James Woodgate

Personal information
- Nationality: British
- Born: 29 May 2002 (age 24) Shepperton, United Kingdom

Sport
- Sport: Archery
- Event: Recurve

= James Woodgate =

British archer (born 2002)

James Woodgate (born 29 May 2002) is a British archer competing in men's recurve events. He competed at the 2020 Summer Olympics in Tokyo, Japan.

== Early life and education ==
Woodgate grew up in the village of Shepperton in Surrey. He attended Halliford School before going on to study Physics at the University of Warwick.

== Career ==
Woodgate's made his first international appearance for Great Britain in the 2019 season in the Under 18 age group at the European Youth Cup. In the same season, he placed 17th at the 2019 World Archery Youth Championships, hosted in Madrid, Spain.

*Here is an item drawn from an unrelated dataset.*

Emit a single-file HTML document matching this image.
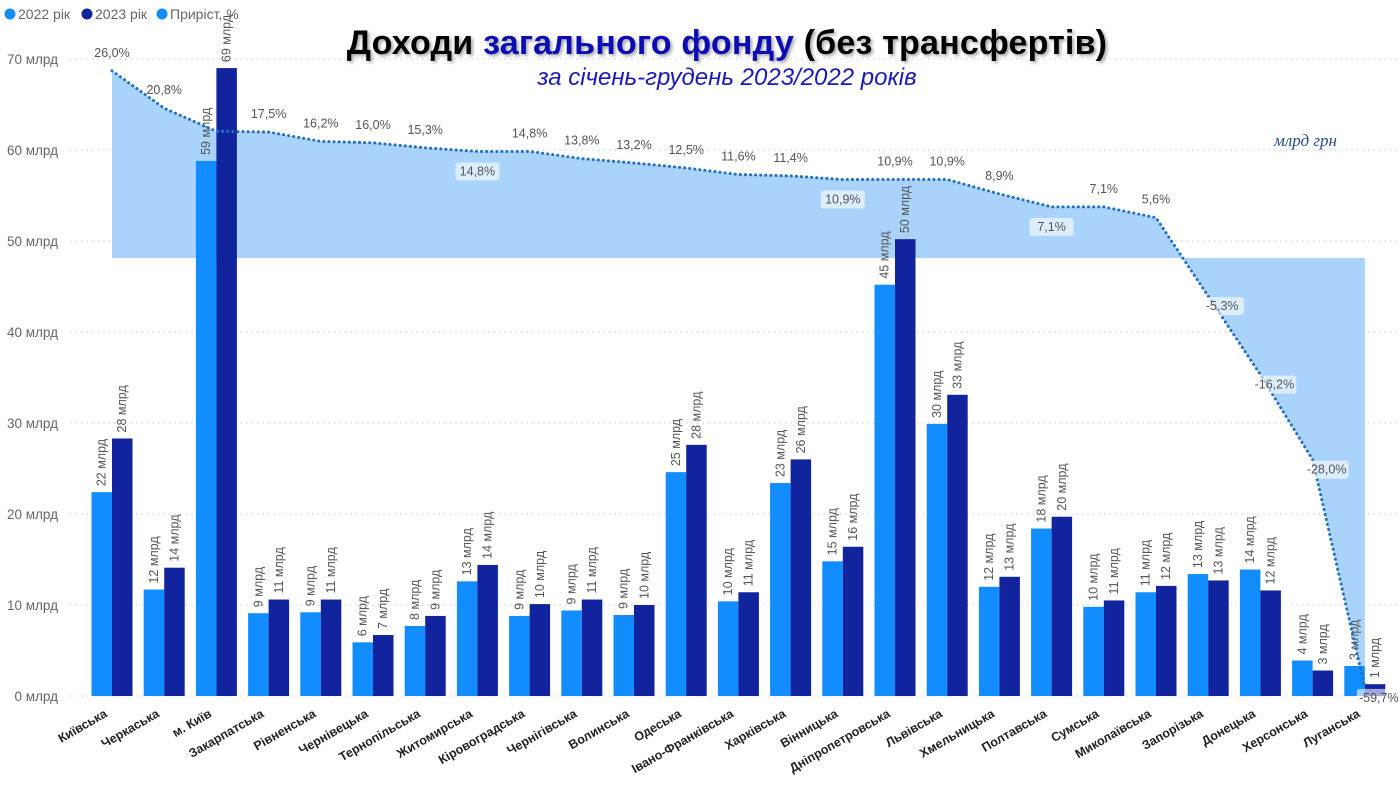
<!DOCTYPE html>
<html><head><meta charset="utf-8">
<style>
body{margin:0;background:#fff;width:1400px;height:787px;overflow:hidden;font-family:"Liberation Sans","DejaVu Sans",sans-serif}
#title{position:absolute;left:0;width:1454px;top:24px;text-align:center;font-size:34px;font-weight:bold;color:#000;text-shadow:2px 2px 3px rgba(0,0,0,0.35);letter-spacing:0.2px}
#title .b{color:#0c0cb5}
#sub{position:absolute;left:0;width:1454px;top:64px;text-align:center;font-size:24px;font-style:italic;color:#1a1ab8}
#unit{position:absolute;left:1274px;top:131px;font-family:"Liberation Serif",serif;font-style:italic;font-size:17px;color:#234e8c}
</style></head><body>
<svg id="chart" width="1400" height="787" style="position:absolute;left:0;top:0" font-family="Liberation Sans, DejaVu Sans, sans-serif"></svg>
<div id="title">Доходи <span class="b">загального фонду</span> (без трансфертів)</div>
<div id="sub">за січень-грудень 2023/2022 років</div>
<div id="unit">млрд грн</div>
<script>
const categories=["Київська","Черкаська","м. Київ","Закарпатська","Рівненська","Чернівецька","Тернопільська","Житомирська","Кіровоградська","Чернігівська","Волинська","Одеська","Івано-Франківська","Харківська","Вінницька","Дніпропетровська","Львівська","Хмельницька","Полтавська","Сумська","Миколаївська","Запорізька","Донецька","Херсонська","Луганська"];
const values2022=[22.4,11.7,58.8,9.1,9.2,5.9,7.7,12.6,8.8,9.4,8.9,24.6,10.4,23.4,14.8,45.2,29.9,12.0,18.4,9.8,11.4,13.4,13.9,3.9,3.3];
const values2023=[28.3,14.1,69.0,10.6,10.6,6.7,8.8,14.4,10.1,10.6,10.0,27.6,11.4,26.0,16.4,50.2,33.1,13.1,19.7,10.5,12.1,12.7,11.6,2.8,1.3];
const growth=[26.0,20.8,17.6,17.5,16.2,16.0,15.3,14.8,14.8,13.8,13.2,12.5,11.6,11.4,10.9,10.9,10.9,8.9,7.1,7.1,5.6,-5.3,-16.2,-28.0,-59.7];
const yTicks=[0,10,20,30,40,50,60,70];
const belowLabels=[7,14,18];
const svg=document.getElementById('chart');const NS='http://www.w3.org/2000/svg';
function mk(t,a,p){const e=document.createElementNS(NS,t);for(const k in a)e.setAttribute(k,a[k]);(p||svg).appendChild(e);return e;}
const y=v=>696-v*9.1;
const x=i=>112+i*52.2;
const yp=g=>258-g*7.2;
function fmt(v){return v.toFixed(1).replace('.',',')+'%';}
yTicks.forEach(t=>{
 const g=mk('line',{x1:70,x2:1400,y1:y(t),y2:y(t),stroke:'#c8c8c8','stroke-dasharray':'1.5 4'});
 
 const l=mk('text',{x:58,y:y(t)+5,'text-anchor':'end','font-size':13.5,fill:'#666'});l.textContent=t+' млрд';
 
});
let pts=[];growth.forEach((g,i)=>pts.push(x(i)+','+yp(g)));
const area=mk('polygon',{points:x(0)+','+yp(0)+' '+pts.join(' ')+' '+x(growth.length-1)+','+yp(0),fill:'#a9d3fb'});

categories.forEach((c,i)=>{
 const cx=x(i);
 [[values2022,'#118dff',-20.5,'bar-2022'],[values2023,'#12239e',0,'bar-2023']].forEach(([arr,col,off,nm])=>{
  const v=arr[i];
  const r=mk('rect',{x:cx+off,y:y(v),width:20.5,height:696-y(v),fill:col});
  
  const lx=cx+off+10.25+4, ly=y(v)-6;
  const t=mk('text',{x:lx,y:ly,'font-size':12.5,fill:'#555',transform:`rotate(-90 ${lx} ${ly})`});
  t.textContent=Math.round(v)+' млрд';
  
 });
 const ty=708;
 const xl=mk('text',{x:cx-4,y:ty+8,'text-anchor':'end','font-size':12.5,'font-weight':'bold',fill:'#222',transform:`rotate(-30 ${cx-4} ${ty+8})`});
 xl.textContent=c;
 
});
const line=mk('polyline',{points:pts.join(' '),fill:'none',stroke:'#1f6fc4','stroke-width':3,'stroke-dasharray':'0.1 5','stroke-linecap':'round'});

growth.forEach((g,i)=>{
 if(i===2)return;
 let lx=x(i),ly;
 const boxed=belowLabels.includes(i)||g<0;
 if(g<0){lx=x(i)+14;ly=yp(g)+14;}
 else if(belowLabels.includes(i)){ly=yp(g)+24;}
 else ly=yp(g)-14;
 if(boxed){const b=mk('rect',{x:lx-22,y:ly-13,width:44,height:18,rx:3,fill:'rgba(255,255,255,0.6)'});
  }
 const t=mk('text',{x:lx,y:ly,'text-anchor':'middle','font-size':12.5,fill:'#555'});t.textContent=fmt(g);
 
});
const leg=[['#118dff','2022 рік',5],['#12239e','2023 рік',82],['#118dff','Приріст, %',157]];
leg.forEach(([c,txt,lx])=>{
 const ci=mk('circle',{cx:lx+5,cy:14,r:5.5,fill:c});
 const t=mk('text',{x:lx+13,y:19,'font-size':14,fill:'#666'});t.textContent=txt;
 
});
</script>
</body></html>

In 2021, following the disruption to the global sporting schedule in 2020 caused by the COVID-19 pandemic, Woodgate was selected for the three-man British men's recurve team competing at the postponed 2020 Summer Olympics in Tokyo, Japan, alongside Patrick Huston and Tom Hall. Great Britain finished 5th in the men's team event, and Woodgate finished 33rd in the men's individual event.

Subsequent to the Games, Woodgate also competed at the 2021 World Archery Youth Championships, in Wrocław, Poland, where he set a new UK junior record of 678/720 for the 70m qualification round, seeding 1st and finishing 9th after matchplay. He was also part of the senior men's recurve team which finished 6th at the 2021 World Archery Championships in Yankton, USA.

In the 2022 season, Woodgate represented Great Britain at both junior events (in the Under 21 age category) as well as at senior events. Competing in the senior category, he attended stages 1, 2, and 3 of the 2022 Archery World Cup. He was part of the men's team which won gold at the 2022 European Youth Championships in Lilleshall, UK.

In 2023, Woodgate competed in the men's individual and men's team events at the 2023 European Games in Kraków, Poland. In the same season, he was also part of the British team which competed at the 2023 World Archery Championships in Berlin, Germany.